How I Built A $50k Writing Business From Scratch Aged 51 (With Zero Experience)
3 dead simple steps anyone can use to find their dream life
This week, I’m delighted to share a guest post from my Substack friend Derek Hughes.
Derek went from zero to 30,000 followers in just two years, with no writing experience and no clue what he was doing. Now he’s the creator of The Irresistible Writer, where he helps others do the same.
Two years ago, I was stuck.
500 followers. Zero products. No plan. Just this vague, echoey ache whispering, You were meant for more than this. And right behind it? Doubt. Piles of it.
I was 51.
Too old to start online. No writing background. No business experience.
No clue. Everything screamed, Too late. Everything except one quiet voice that said: Try anyway.
So I did.
Now? I’ve passed 33,000 followers.
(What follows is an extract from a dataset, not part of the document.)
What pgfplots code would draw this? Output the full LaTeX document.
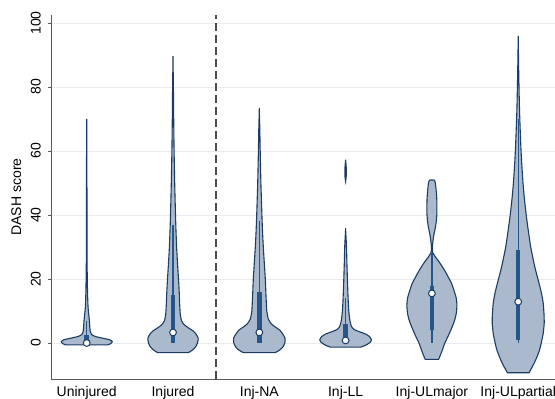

I earn enough working a few hours a day to walk away from my 9–5. I get messages from people saying, “I’d love to get even half the success you’ve had.”
Which is wild. Because for years, I didn’t think I had anything special going for me.
What changed wasn’t magic. It was these three simple moves:
1. Pick a place to start
Pick one place to write. Not five. One.
Study it like an anthropologist. Watch what works. Notice who wins. Copy the patterns, then make them your own. Most new writers act like graffiti artists—spraying content across every wall they can find. It feels clever. But it only dilutes your voice.
Pick your spot. Plant your flag.
Stay put long enough to grow roots.
2. Build a library that earns trust
Writers obsess over being noticed while readers are craving help.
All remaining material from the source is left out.